(Stored items)

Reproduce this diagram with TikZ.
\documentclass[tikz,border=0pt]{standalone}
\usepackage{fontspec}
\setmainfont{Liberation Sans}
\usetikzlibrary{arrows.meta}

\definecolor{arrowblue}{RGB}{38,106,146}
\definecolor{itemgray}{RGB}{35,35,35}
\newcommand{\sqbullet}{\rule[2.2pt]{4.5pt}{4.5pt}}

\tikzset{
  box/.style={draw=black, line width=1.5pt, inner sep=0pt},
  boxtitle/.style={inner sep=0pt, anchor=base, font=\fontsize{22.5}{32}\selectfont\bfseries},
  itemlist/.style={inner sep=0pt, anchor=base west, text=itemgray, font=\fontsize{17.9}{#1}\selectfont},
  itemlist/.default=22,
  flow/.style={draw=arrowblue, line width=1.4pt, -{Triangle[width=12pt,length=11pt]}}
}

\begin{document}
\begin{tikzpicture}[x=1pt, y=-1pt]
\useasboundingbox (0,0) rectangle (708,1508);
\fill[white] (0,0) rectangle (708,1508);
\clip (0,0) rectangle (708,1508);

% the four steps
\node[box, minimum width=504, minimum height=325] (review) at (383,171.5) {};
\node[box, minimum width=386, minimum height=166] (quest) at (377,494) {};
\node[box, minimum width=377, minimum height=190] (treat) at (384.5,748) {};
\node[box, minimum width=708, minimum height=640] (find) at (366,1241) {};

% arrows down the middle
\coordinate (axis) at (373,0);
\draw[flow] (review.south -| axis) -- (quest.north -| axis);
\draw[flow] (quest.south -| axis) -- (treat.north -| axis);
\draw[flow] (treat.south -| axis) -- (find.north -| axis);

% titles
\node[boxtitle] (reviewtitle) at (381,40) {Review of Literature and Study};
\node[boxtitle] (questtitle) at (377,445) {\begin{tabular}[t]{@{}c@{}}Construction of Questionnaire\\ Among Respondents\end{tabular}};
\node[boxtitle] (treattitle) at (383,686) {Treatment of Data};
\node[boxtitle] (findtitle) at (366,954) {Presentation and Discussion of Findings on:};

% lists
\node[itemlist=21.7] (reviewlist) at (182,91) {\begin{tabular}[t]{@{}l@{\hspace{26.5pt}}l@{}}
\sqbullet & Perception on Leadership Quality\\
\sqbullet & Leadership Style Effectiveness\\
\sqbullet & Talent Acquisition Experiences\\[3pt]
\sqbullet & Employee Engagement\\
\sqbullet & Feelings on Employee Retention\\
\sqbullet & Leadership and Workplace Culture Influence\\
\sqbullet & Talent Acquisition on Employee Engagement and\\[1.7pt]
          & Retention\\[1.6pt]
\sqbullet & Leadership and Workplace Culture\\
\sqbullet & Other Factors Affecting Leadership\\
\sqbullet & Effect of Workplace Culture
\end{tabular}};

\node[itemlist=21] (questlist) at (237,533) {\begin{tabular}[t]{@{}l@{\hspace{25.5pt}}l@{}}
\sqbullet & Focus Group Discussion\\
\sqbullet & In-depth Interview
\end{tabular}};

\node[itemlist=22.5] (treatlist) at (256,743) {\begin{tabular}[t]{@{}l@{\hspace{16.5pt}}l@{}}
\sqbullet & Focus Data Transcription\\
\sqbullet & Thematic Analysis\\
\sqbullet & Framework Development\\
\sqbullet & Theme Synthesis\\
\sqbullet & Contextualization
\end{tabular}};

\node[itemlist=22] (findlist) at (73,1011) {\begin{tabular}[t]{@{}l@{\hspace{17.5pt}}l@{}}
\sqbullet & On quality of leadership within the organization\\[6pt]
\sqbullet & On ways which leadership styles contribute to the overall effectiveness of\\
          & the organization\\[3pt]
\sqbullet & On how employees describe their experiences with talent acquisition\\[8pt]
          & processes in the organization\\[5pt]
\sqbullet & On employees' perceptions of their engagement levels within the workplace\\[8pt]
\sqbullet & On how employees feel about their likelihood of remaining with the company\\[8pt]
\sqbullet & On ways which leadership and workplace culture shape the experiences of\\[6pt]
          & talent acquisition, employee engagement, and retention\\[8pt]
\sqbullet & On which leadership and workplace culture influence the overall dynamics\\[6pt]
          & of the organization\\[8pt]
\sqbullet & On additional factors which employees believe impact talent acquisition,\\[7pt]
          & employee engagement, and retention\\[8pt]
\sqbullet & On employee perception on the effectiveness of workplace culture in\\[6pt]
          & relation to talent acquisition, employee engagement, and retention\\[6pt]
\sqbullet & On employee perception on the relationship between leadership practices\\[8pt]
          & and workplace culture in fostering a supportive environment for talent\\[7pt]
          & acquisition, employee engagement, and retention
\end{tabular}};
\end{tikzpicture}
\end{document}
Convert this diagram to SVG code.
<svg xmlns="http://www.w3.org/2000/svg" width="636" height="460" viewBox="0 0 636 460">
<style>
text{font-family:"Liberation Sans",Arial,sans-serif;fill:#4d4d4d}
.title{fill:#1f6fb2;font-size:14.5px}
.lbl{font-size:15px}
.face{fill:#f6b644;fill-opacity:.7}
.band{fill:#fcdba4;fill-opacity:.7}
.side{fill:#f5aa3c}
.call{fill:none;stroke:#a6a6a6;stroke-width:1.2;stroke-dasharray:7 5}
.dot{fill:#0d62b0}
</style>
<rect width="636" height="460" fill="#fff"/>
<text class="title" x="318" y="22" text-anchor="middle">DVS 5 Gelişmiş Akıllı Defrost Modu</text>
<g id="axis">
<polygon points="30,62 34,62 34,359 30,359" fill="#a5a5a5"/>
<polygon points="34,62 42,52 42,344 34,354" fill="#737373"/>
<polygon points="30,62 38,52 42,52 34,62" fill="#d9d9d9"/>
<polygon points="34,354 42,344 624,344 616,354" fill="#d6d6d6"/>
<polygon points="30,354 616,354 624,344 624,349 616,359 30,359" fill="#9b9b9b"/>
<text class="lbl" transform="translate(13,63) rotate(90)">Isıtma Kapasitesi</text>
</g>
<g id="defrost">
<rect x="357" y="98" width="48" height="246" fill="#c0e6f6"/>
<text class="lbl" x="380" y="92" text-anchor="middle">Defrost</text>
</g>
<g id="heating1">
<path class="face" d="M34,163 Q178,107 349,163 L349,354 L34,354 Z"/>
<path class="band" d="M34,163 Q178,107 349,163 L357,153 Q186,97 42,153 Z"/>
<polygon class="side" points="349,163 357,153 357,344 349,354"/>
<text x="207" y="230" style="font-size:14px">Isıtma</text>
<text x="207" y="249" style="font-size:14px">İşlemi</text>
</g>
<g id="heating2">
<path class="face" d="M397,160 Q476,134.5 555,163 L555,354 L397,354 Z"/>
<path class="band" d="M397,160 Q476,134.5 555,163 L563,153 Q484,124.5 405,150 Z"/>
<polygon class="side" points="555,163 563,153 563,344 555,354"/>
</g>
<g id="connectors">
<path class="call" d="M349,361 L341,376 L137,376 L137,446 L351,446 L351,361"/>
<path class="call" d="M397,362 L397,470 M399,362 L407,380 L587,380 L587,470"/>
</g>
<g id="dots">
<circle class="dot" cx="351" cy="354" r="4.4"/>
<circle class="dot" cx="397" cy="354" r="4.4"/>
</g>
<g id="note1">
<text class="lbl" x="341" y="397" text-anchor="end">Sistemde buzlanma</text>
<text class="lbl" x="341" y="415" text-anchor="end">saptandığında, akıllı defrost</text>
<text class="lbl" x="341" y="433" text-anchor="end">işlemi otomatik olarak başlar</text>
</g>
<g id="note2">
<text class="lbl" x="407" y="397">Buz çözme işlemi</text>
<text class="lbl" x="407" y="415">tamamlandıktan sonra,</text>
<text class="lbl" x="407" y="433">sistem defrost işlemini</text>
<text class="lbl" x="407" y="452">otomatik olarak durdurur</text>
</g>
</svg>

=== WHAT YOU ARE ASKED TO DO ===
Repeat the material from above exactly, word for word.

=== COMPLETE RESPONSE ===
Reproduce this diagram with TikZ.
\documentclass[tikz,border=0pt]{standalone}
\usepackage{fontspec}
\setmainfont{Liberation Sans}
\usetikzlibrary{arrows.meta}

\definecolor{arrowblue}{RGB}{38,106,146}
\definecolor{itemgray}{RGB}{35,35,35}
\newcommand{\sqbullet}{\rule[2.2pt]{4.5pt}{4.5pt}}

\tikzset{
  box/.style={draw=black, line width=1.5pt, inner sep=0pt},
  boxtitle/.style={inner sep=0pt, anchor=base, font=\fontsize{22.5}{32}\selectfont\bfseries},
  itemlist/.style={inner sep=0pt, anchor=base west, text=itemgray, font=\fontsize{17.9}{#1}\selectfont},
  itemlist/.default=22,
  flow/.style={draw=arrowblue, line width=1.4pt, -{Triangle[width=12pt,length=11pt]}}
}

\begin{document}
\begin{tikzpicture}[x=1pt, y=-1pt]
\useasboundingbox (0,0) rectangle (708,1508);
\fill[white] (0,0) rectangle (708,1508);
\clip (0,0) rectangle (708,1508);

% the four steps
\node[box, minimum width=504, minimum height=325] (review) at (383,171.5) {};
\node[box, minimum width=386, minimum height=166] (quest) at (377,494) {};
\node[box, minimum width=377, minimum height=190] (treat) at (384.5,748) {};
\node[box, minimum width=708, minimum height=640] (find) at (366,1241) {};

% arrows down the middle
\coordinate (axis) at (373,0);
\draw[flow] (review.south -| axis) -- (quest.north -| axis);
\draw[flow] (quest.south -| axis) -- (treat.north -| axis);
\draw[flow] (treat.south -| axis) -- (find.north -| axis);

% titles
\node[boxtitle] (reviewtitle) at (381,40) {Review of Literature and Study};
\node[boxtitle] (questtitle) at (377,445) {\begin{tabular}[t]{@{}c@{}}Construction of Questionnaire\\ Among Respondents\end{tabular}};
\node[boxtitle] (treattitle) at (383,686) {Treatment of Data};
\node[boxtitle] (findtitle) at (366,954) {Presentation and Discussion of Findings on:};

% lists
\node[itemlist=21.7] (reviewlist) at (182,91) {\begin{tabular}[t]{@{}l@{\hspace{26.5pt}}l@{}}
\sqbullet & Perception on Leadership Quality\\
\sqbullet & Leadership Style Effectiveness\\
\sqbullet & Talent Acquisition Experiences\\[3pt]
\sqbullet & Employee Engagement\\
\sqbullet & Feelings on Employee Retention\\
\sqbullet & Leadership and Workplace Culture Influence\\
\sqbullet & Talent Acquisition on Employee Engagement and\\[1.7pt]
          & Retention\\[1.6pt]
\sqbullet & Leadership and Workplace Culture\\
\sqbullet & Other Factors Affecting Leadership\\
\sqbullet & Effect of Workplace Culture
\end{tabular}};

\node[itemlist=21] (questlist) at (237,533) {\begin{tabular}[t]{@{}l@{\hspace{25.5pt}}l@{}}
\sqbullet & Focus Group Discussion\\
\sqbullet & In-depth Interview
\end{tabular}};

\node[itemlist=22.5] (treatlist) at (256,743) {\begin{tabular}[t]{@{}l@{\hspace{16.5pt}}l@{}}
\sqbullet & Focus Data Transcription\\
\sqbullet & Thematic Analysis\\
\sqbullet & Framework Development\\
\sqbullet & Theme Synthesis\\
\sqbullet & Contextualization
\end{tabular}};

\node[itemlist=22] (findlist) at (73,1011) {\begin{tabular}[t]{@{}l@{\hspace{17.5pt}}l@{}}
\sqbullet & On quality of leadership within the organization\\[6pt]
\sqbullet & On ways which leadership styles contribute to the overall effectiveness of\\
          & the organization\\[3pt]
\sqbullet & On how employees describe their experiences with talent acquisition\\[8pt]
          & processes in the organization\\[5pt]
\sqbullet & On employees' perceptions of their engagement levels within the workplace\\[8pt]
\sqbullet & On how employees feel about their likelihood of remaining with the company\\[8pt]
\sqbullet & On ways which leadership and workplace culture shape the experiences of\\[6pt]
          & talent acquisition, employee engagement, and retention\\[8pt]
\sqbullet & On which leadership and workplace culture influence the overall dynamics\\[6pt]
          & of the organization\\[8pt]
\sqbullet & On additional factors which employees believe impact talent acquisition,\\[7pt]
          & employee engagement, and retention\\[8pt]
\sqbullet & On employee perception on the effectiveness of workplace culture in\\[6pt]
          & relation to talent acquisition, employee engagement, and retention\\[6pt]
\sqbullet & On employee perception on the relationship between leadership practices\\[8pt]
          & and workplace culture in fostering a supportive environment for talent\\[7pt]
          & acquisition, employee engagement, and retention
\end{tabular}};
\end{tikzpicture}
\end{document}
Convert this diagram to SVG code.
<svg xmlns="http://www.w3.org/2000/svg" width="636" height="460" viewBox="0 0 636 460">
<style>
text{font-family:"Liberation Sans",Arial,sans-serif;fill:#4d4d4d}
.title{fill:#1f6fb2;font-size:14.5px}
.lbl{font-size:15px}
.face{fill:#f6b644;fill-opacity:.7}
.band{fill:#fcdba4;fill-opacity:.7}
.side{fill:#f5aa3c}
.call{fill:none;stroke:#a6a6a6;stroke-width:1.2;stroke-dasharray:7 5}
.dot{fill:#0d62b0}
</style>
<rect width="636" height="460" fill="#fff"/>
<text class="title" x="318" y="22" text-anchor="middle">DVS 5 Gelişmiş Akıllı Defrost Modu</text>
<g id="axis">
<polygon points="30,62 34,62 34,359 30,359" fill="#a5a5a5"/>
<polygon points="34,62 42,52 42,344 34,354" fill="#737373"/>
<polygon points="30,62 38,52 42,52 34,62" fill="#d9d9d9"/>
<polygon points="34,354 42,344 624,344 616,354" fill="#d6d6d6"/>
<polygon points="30,354 616,354 624,344 624,349 616,359 30,359" fill="#9b9b9b"/>
<text class="lbl" transform="translate(13,63) rotate(90)">Isıtma Kapasitesi</text>
</g>
<g id="defrost">
<rect x="357" y="98" width="48" height="246" fill="#c0e6f6"/>
<text class="lbl" x="380" y="92" text-anchor="middle">Defrost</text>
</g>
<g id="heating1">
<path class="face" d="M34,163 Q178,107 349,163 L349,354 L34,354 Z"/>
<path class="band" d="M34,163 Q178,107 349,163 L357,153 Q186,97 42,153 Z"/>
<polygon class="side" points="349,163 357,153 357,344 349,354"/>
<text x="207" y="230" style="font-size:14px">Isıtma</text>
<text x="207" y="249" style="font-size:14px">İşlemi</text>
</g>
<g id="heating2">
<path class="face" d="M397,160 Q476,134.5 555,163 L555,354 L397,354 Z"/>
<path class="band" d="M397,160 Q476,134.5 555,163 L563,153 Q484,124.5 405,150 Z"/>
<polygon class="side" points="555,163 563,153 563,344 555,354"/>
</g>
<g id="connectors">
<path class="call" d="M349,361 L341,376 L137,376 L137,446 L351,446 L351,361"/>
<path class="call" d="M397,362 L397,470 M399,362 L407,380 L587,380 L587,470"/>
</g>
<g id="dots">
<circle class="dot" cx="351" cy="354" r="4.4"/>
<circle class="dot" cx="397" cy="354" r="4.4"/>
</g>
<g id="note1">
<text class="lbl" x="341" y="397" text-anchor="end">Sistemde buzlanma</text>
<text class="lbl" x="341" y="415" text-anchor="end">saptandığında, akıllı defrost</text>
<text class="lbl" x="341" y="433" text-anchor="end">işlemi otomatik olarak başlar</text>
</g>
<g id="note2">
<text class="lbl" x="407" y="397">Buz çözme işlemi</text>
<text class="lbl" x="407" y="415">tamamlandıktan sonra,</text>
<text class="lbl" x="407" y="433">sistem defrost işlemini</text>
<text class="lbl" x="407" y="452">otomatik olarak durdurur</text>
</g>
</svg>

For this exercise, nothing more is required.